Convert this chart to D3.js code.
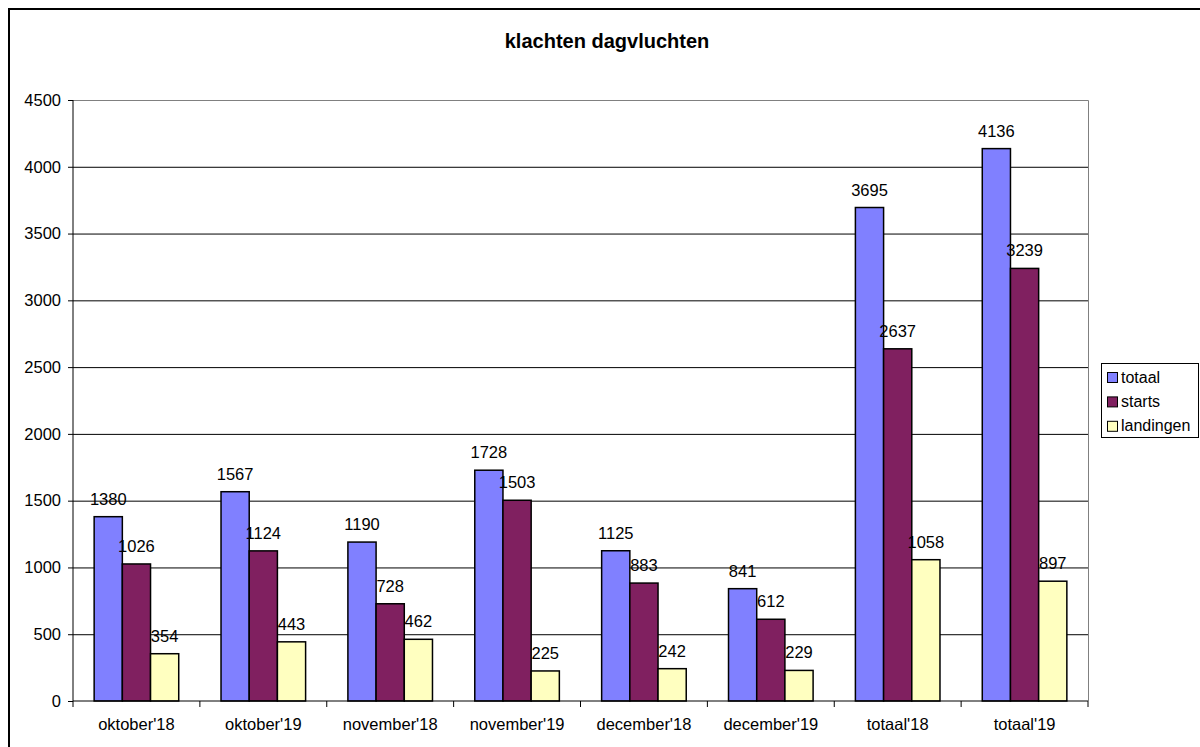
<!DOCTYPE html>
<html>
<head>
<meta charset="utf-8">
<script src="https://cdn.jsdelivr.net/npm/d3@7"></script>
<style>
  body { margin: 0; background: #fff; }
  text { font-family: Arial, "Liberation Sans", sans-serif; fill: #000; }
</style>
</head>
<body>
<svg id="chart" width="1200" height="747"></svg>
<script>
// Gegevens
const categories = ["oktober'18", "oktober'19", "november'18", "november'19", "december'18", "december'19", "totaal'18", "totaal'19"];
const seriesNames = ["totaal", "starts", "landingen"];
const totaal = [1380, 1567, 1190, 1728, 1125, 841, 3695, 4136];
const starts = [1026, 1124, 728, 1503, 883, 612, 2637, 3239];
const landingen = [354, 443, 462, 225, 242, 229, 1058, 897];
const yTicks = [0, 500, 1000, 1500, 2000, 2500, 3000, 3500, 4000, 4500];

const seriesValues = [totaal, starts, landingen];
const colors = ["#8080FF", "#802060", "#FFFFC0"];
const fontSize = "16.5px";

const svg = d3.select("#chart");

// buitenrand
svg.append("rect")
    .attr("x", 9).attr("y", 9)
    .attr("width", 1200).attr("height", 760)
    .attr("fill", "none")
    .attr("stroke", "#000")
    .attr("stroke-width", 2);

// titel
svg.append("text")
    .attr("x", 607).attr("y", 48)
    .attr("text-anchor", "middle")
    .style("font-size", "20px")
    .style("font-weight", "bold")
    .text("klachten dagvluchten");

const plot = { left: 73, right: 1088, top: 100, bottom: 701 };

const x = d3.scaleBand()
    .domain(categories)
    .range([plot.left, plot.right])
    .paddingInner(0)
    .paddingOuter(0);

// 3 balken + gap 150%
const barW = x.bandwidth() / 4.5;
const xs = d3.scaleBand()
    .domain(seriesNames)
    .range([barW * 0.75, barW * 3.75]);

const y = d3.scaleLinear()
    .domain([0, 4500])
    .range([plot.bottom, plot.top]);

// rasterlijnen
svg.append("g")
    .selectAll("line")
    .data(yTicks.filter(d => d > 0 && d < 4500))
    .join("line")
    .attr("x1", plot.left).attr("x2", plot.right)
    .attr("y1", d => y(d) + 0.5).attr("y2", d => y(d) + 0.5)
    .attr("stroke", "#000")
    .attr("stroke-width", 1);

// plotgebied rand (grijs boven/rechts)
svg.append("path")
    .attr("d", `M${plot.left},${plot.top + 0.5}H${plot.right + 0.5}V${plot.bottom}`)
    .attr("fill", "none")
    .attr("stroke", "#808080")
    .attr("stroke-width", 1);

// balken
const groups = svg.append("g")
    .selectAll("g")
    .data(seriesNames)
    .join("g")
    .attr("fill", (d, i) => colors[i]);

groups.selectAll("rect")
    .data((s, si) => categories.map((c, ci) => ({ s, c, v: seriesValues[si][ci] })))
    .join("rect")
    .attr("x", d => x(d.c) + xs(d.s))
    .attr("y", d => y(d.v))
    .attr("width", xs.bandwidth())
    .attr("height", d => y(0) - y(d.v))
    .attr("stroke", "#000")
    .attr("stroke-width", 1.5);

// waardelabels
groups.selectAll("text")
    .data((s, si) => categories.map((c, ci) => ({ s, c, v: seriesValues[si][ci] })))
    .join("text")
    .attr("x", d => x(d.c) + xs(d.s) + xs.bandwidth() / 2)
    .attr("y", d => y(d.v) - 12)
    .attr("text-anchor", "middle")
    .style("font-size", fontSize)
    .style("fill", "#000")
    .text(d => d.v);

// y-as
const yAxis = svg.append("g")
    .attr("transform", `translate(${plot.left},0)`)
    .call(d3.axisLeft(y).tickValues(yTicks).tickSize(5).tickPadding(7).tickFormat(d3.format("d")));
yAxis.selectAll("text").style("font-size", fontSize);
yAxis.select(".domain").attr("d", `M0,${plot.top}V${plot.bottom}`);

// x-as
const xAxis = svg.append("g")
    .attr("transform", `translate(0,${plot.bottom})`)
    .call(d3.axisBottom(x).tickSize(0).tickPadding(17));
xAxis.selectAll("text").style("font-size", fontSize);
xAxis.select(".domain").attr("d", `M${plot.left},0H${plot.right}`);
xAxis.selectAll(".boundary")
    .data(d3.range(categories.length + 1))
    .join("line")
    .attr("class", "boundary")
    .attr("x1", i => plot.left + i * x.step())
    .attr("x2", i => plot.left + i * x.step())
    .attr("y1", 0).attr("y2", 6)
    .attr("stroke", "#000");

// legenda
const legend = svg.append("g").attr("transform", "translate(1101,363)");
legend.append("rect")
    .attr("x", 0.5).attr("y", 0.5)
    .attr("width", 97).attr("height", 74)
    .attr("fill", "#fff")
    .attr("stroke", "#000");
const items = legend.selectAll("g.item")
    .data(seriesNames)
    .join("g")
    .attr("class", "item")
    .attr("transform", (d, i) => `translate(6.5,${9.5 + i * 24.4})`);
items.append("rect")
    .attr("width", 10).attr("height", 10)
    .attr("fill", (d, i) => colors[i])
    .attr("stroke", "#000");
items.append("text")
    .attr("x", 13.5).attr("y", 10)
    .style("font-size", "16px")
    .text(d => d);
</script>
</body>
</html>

---+---

All the lines above are to be reproduced exactly, except the pictures.

Correct result:
Convert this chart to D3.js code.
<!DOCTYPE html>
<html>
<head>
<meta charset="utf-8">
<script src="https://cdn.jsdelivr.net/npm/d3@7"></script>
<style>
  body { margin: 0; background: #fff; }
  text { font-family: Arial, "Liberation Sans", sans-serif; fill: #000; }
</style>
</head>
<body>
<svg id="chart" width="1200" height="747"></svg>
<script>
// Gegevens
const categories = ["oktober'18", "oktober'19", "november'18", "november'19", "december'18", "december'19", "totaal'18", "totaal'19"];
const seriesNames = ["totaal", "starts", "landingen"];
const totaal = [1380, 1567, 1190, 1728, 1125, 841, 3695, 4136];
const starts = [1026, 1124, 728, 1503, 883, 612, 2637, 3239];
const landingen = [354, 443, 462, 225, 242, 229, 1058, 897];
const yTicks = [0, 500, 1000, 1500, 2000, 2500, 3000, 3500, 4000, 4500];

const seriesValues = [totaal, starts, landingen];
const colors = ["#8080FF", "#802060", "#FFFFC0"];
const fontSize = "16.5px";

const svg = d3.select("#chart");

// buitenrand
svg.append("rect")
    .attr("x", 9).attr("y", 9)
    .attr("width", 1200).attr("height", 760)
    .attr("fill", "none")
    .attr("stroke", "#000")
    .attr("stroke-width", 2);

// titel
svg.append("text")
    .attr("x", 607).attr("y", 48)
    .attr("text-anchor", "middle")
    .style("font-size", "20px")
    .style("font-weight", "bold")
    .text("klachten dagvluchten");

const plot = { left: 73, right: 1088, top: 100, bottom: 701 };

const x = d3.scaleBand()
    .domain(categories)
    .range([plot.left, plot.right])
    .paddingInner(0)
    .paddingOuter(0);

// 3 balken + gap 150%
const barW = x.bandwidth() / 4.5;
const xs = d3.scaleBand()
    .domain(seriesNames)
    .range([barW * 0.75, barW * 3.75]);

const y = d3.scaleLinear()
    .domain([0, 4500])
    .range([plot.bottom, plot.top]);

// rasterlijnen
svg.append("g")
    .selectAll("line")
    .data(yTicks.filter(d => d > 0 && d < 4500))
    .join("line")
    .attr("x1", plot.left).attr("x2", plot.right)
    .attr("y1", d => y(d) + 0.5).attr("y2", d => y(d) + 0.5)
    .attr("stroke", "#000")
    .attr("stroke-width", 1);

// plotgebied rand (grijs boven/rechts)
svg.append("path")
    .attr("d", `M${plot.left},${plot.top + 0.5}H${plot.right + 0.5}V${plot.bottom}`)
    .attr("fill", "none")
    .attr("stroke", "#808080")
    .attr("stroke-width", 1);

// balken
const groups = svg.append("g")
    .selectAll("g")
    .data(seriesNames)
    .join("g")
    .attr("fill", (d, i) => colors[i]);

groups.selectAll("rect")
    .data((s, si) => categories.map((c, ci) => ({ s, c, v: seriesValues[si][ci] })))
    .join("rect")
    .attr("x", d => x(d.c) + xs(d.s))
    .attr("y", d => y(d.v))
    .attr("width", xs.bandwidth())
    .attr("height", d => y(0) - y(d.v))
    .attr("stroke", "#000")
    .attr("stroke-width", 1.5);

// waardelabels
groups.selectAll("text")
    .data((s, si) => categories.map((c, ci) => ({ s, c, v: seriesValues[si][ci] })))
    .join("text")
    .attr("x", d => x(d.c) + xs(d.s) + xs.bandwidth() / 2)
    .attr("y", d => y(d.v) - 12)
    .attr("text-anchor", "middle")
    .style("font-size", fontSize)
    .style("fill", "#000")
    .text(d => d.v);

// y-as
const yAxis = svg.append("g")
    .attr("transform", `translate(${plot.left},0)`)
    .call(d3.axisLeft(y).tickValues(yTicks).tickSize(5).tickPadding(7).tickFormat(d3.format("d")));
yAxis.selectAll("text").style("font-size", fontSize);
yAxis.select(".domain").attr("d", `M0,${plot.top}V${plot.bottom}`);

// x-as
const xAxis = svg.append("g")
    .attr("transform", `translate(0,${plot.bottom})`)
    .call(d3.axisBottom(x).tickSize(0).tickPadding(17));
xAxis.selectAll("text").style("font-size", fontSize);
xAxis.select(".domain").attr("d", `M${plot.left},0H${plot.right}`);
xAxis.selectAll(".boundary")
    .data(d3.range(categories.length + 1))
    .join("line")
    .attr("class", "boundary")
    .attr("x1", i => plot.left + i * x.step())
    .attr("x2", i => plot.left + i * x.step())
    .attr("y1", 0).attr("y2", 6)
    .attr("stroke", "#000");

// legenda
const legend = svg.append("g").attr("transform", "translate(1101,363)");
legend.append("rect")
    .attr("x", 0.5).attr("y", 0.5)
    .attr("width", 97).attr("height", 74)
    .attr("fill", "#fff")
    .attr("stroke", "#000");
const items = legend.selectAll("g.item")
    .data(seriesNames)
    .join("g")
    .attr("class", "item")
    .attr("transform", (d, i) => `translate(6.5,${9.5 + i * 24.4})`);
items.append("rect")
    .attr("width", 10).attr("height", 10)
    .attr("fill", (d, i) => colors[i])
    .attr("stroke", "#000");
items.append("text")
    .attr("x", 13.5).attr("y", 10)
    .style("font-size", "16px")
    .text(d => d);
</script>
</body>
</html>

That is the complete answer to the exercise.